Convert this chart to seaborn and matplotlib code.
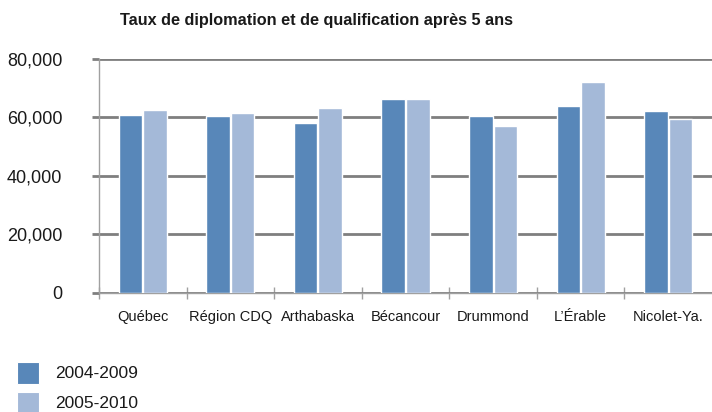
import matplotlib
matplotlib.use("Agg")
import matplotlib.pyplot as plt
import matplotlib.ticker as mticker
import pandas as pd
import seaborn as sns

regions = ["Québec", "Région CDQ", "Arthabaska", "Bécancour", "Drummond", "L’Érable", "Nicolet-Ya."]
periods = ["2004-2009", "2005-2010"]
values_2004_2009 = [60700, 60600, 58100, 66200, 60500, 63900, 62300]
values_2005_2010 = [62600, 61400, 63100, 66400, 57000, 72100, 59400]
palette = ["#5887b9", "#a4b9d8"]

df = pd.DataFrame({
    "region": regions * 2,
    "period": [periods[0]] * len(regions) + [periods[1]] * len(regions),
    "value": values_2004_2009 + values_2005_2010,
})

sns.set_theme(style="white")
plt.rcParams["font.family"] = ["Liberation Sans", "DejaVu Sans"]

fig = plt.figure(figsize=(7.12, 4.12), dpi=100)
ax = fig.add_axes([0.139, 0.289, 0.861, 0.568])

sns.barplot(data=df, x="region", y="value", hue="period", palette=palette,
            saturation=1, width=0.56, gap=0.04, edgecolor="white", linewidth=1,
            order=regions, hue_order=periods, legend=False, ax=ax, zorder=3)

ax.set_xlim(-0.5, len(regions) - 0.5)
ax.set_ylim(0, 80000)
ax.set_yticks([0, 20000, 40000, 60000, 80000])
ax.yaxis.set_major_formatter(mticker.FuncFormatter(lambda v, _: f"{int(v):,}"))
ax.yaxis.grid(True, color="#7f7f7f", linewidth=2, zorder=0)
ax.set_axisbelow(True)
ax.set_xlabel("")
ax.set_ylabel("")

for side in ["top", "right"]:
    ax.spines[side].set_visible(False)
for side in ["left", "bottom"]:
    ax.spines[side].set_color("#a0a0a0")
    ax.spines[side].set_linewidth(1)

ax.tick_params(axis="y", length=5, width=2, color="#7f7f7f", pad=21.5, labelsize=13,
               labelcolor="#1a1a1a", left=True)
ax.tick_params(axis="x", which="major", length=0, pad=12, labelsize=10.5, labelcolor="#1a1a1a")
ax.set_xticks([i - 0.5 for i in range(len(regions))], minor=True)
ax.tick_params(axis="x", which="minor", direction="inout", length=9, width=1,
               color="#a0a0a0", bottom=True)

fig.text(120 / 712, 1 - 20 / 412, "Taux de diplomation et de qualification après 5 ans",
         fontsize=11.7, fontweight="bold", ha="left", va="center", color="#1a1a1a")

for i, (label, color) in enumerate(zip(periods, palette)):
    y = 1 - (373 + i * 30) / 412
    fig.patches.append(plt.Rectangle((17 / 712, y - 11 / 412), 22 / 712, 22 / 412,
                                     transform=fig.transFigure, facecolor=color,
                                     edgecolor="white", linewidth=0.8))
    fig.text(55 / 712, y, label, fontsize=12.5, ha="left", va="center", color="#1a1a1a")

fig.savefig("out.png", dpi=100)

--*--

_Task directions_
All of the material above is to be copied exactly, except for its images.

_Task answer_
Convert this chart to seaborn and matplotlib code.
import matplotlib
matplotlib.use("Agg")
import matplotlib.pyplot as plt
import matplotlib.ticker as mticker
import pandas as pd
import seaborn as sns

regions = ["Québec", "Région CDQ", "Arthabaska", "Bécancour", "Drummond", "L’Érable", "Nicolet-Ya."]
periods = ["2004-2009", "2005-2010"]
values_2004_2009 = [60700, 60600, 58100, 66200, 60500, 63900, 62300]
values_2005_2010 = [62600, 61400, 63100, 66400, 57000, 72100, 59400]
palette = ["#5887b9", "#a4b9d8"]

df = pd.DataFrame({
    "region": regions * 2,
    "period": [periods[0]] * len(regions) + [periods[1]] * len(regions),
    "value": values_2004_2009 + values_2005_2010,
})

sns.set_theme(style="white")
plt.rcParams["font.family"] = ["Liberation Sans", "DejaVu Sans"]

fig = plt.figure(figsize=(7.12, 4.12), dpi=100)
ax = fig.add_axes([0.139, 0.289, 0.861, 0.568])

sns.barplot(data=df, x="region", y="value", hue="period", palette=palette,
            saturation=1, width=0.56, gap=0.04, edgecolor="white", linewidth=1,
            order=regions, hue_order=periods, legend=False, ax=ax, zorder=3)

ax.set_xlim(-0.5, len(regions) - 0.5)
ax.set_ylim(0, 80000)
ax.set_yticks([0, 20000, 40000, 60000, 80000])
ax.yaxis.set_major_formatter(mticker.FuncFormatter(lambda v, _: f"{int(v):,}"))
ax.yaxis.grid(True, color="#7f7f7f", linewidth=2, zorder=0)
ax.set_axisbelow(True)
ax.set_xlabel("")
ax.set_ylabel("")

for side in ["top", "right"]:
    ax.spines[side].set_visible(False)
for side in ["left", "bottom"]:
    ax.spines[side].set_color("#a0a0a0")
    ax.spines[side].set_linewidth(1)

ax.tick_params(axis="y", length=5, width=2, color="#7f7f7f", pad=21.5, labelsize=13,
               labelcolor="#1a1a1a", left=True)
ax.tick_params(axis="x", which="major", length=0, pad=12, labelsize=10.5, labelcolor="#1a1a1a")
ax.set_xticks([i - 0.5 for i in range(len(regions))], minor=True)
ax.tick_params(axis="x", which="minor", direction="inout", length=9, width=1,
               color="#a0a0a0", bottom=True)

fig.text(120 / 712, 1 - 20 / 412, "Taux de diplomation et de qualification après 5 ans",
         fontsize=11.7, fontweight="bold", ha="left", va="center", color="#1a1a1a")

for i, (label, color) in enumerate(zip(periods, palette)):
    y = 1 - (373 + i * 30) / 412
    fig.patches.append(plt.Rectangle((17 / 712, y - 11 / 412), 22 / 712, 22 / 412,
                                     transform=fig.transFigure, facecolor=color,
                                     edgecolor="white", linewidth=0.8))
    fig.text(55 / 712, y, label, fontsize=12.5, ha="left", va="center", color="#1a1a1a")

fig.savefig("out.png", dpi=100)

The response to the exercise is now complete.